Canada's Multi-Suite Residential Sector Records Steady Growth in Q2 2023: Morguard
- The multi-suite residential sector recorded steady growth in the second quarter as rents continued to climb
- Industrial investment property sales surged with market interest focused on functional warehouse properties
- The office leasing market remained muted throughout Q2 2023 with the national aggregate vacancy rate continuing to rise
- Following the Bank of Canada's rate hike in July, job growth and retail spending patterns are expected to remain moderately positive in the second half of the year
MISSISSAUGA, ON, Aug. 15, 2023 /CNW/ - Major Canadian commercial property sectors remained resilient during the second quarter of 2023, according to Morguard's 2023 Canadian Economic Outlook and Market Fundamentals Second Quarter Update ("Morguard") (TSX: MRC). Overall, the total sales figure for the multi-suite residential rental, office, industrial and retail property types combined rose in the second quarter compared to previous quarters. Investors continued to target industrial and multi-suite residential rental properties because of healthy fundamentals and rent growth forecasts.
"Despite the overall muted growth in the commercial real estate industry, the Canadian economy demonstrated a significant amount of resilience," said Keith Reading, Senior Director, Research at Morguard. "The modest growth in various real estate sectors within the last quarter signifies that the outlook for the remainder of this year remains positive."
The multi-suite residential sector continued to grow as total sales of rental properties rose by 29.5% quarter-over-quarter. Additionally, the rent growth phase of the multi-suite residential rental market cycle persisted during the second quarter with a year-over-year increase of 10.6% in the average asking monthly rent for listed units for the 25 cities tracked by Rentals.ca as of the end of May.
Rental market demand-supply dynamics have driven rents progressively higher over the past several quarters despite the addition of a near-record high volume of new supply in recent years.
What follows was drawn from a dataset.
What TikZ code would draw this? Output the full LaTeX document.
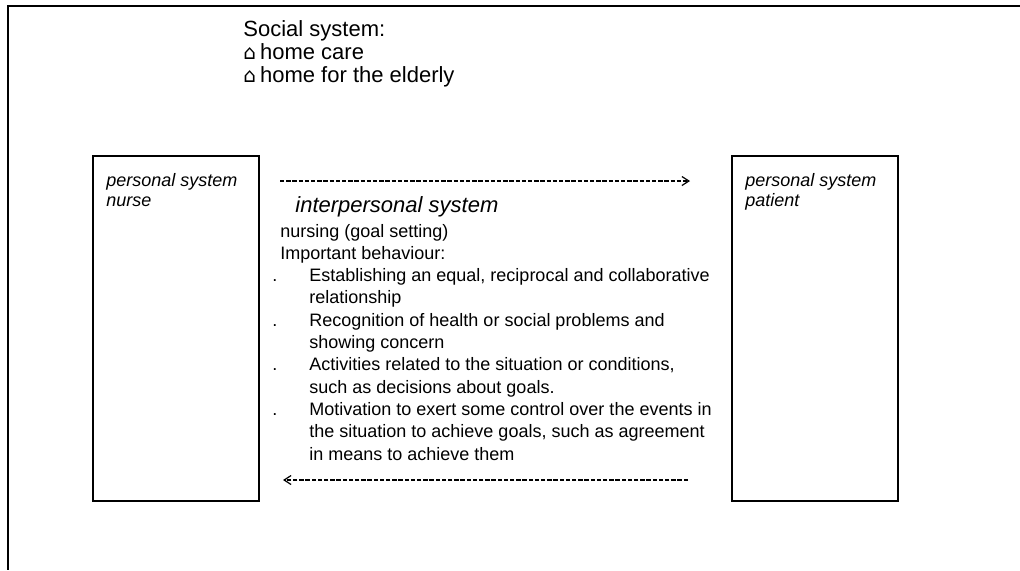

This can be mainly attributed to a record-high immigration rate and stronger-than-expected job growth. The demand for rental accommodation is expected to remain robust over the next few years with the federal government's plan to welcome additional international arrivals.
The Canadian commercial property sector investment sales activities grew modestly in the second quarter. Due largely to a surge of activity in the industrial sector as investment property sales increased 117.9% quarter-over quarter. It is worth noting that available industrial space remained in short supply during the second quarter, continuing the medium-term trend and keeping leasing market conditions tight.
The second quarter also saw a continued downturn in the office leasing market. The national aggregate vacancy rate continued to rise, partially attributed to tenants reducing expenses by downsizing their office spaces as their employees work remotely and tenants delay long term leasing decisions.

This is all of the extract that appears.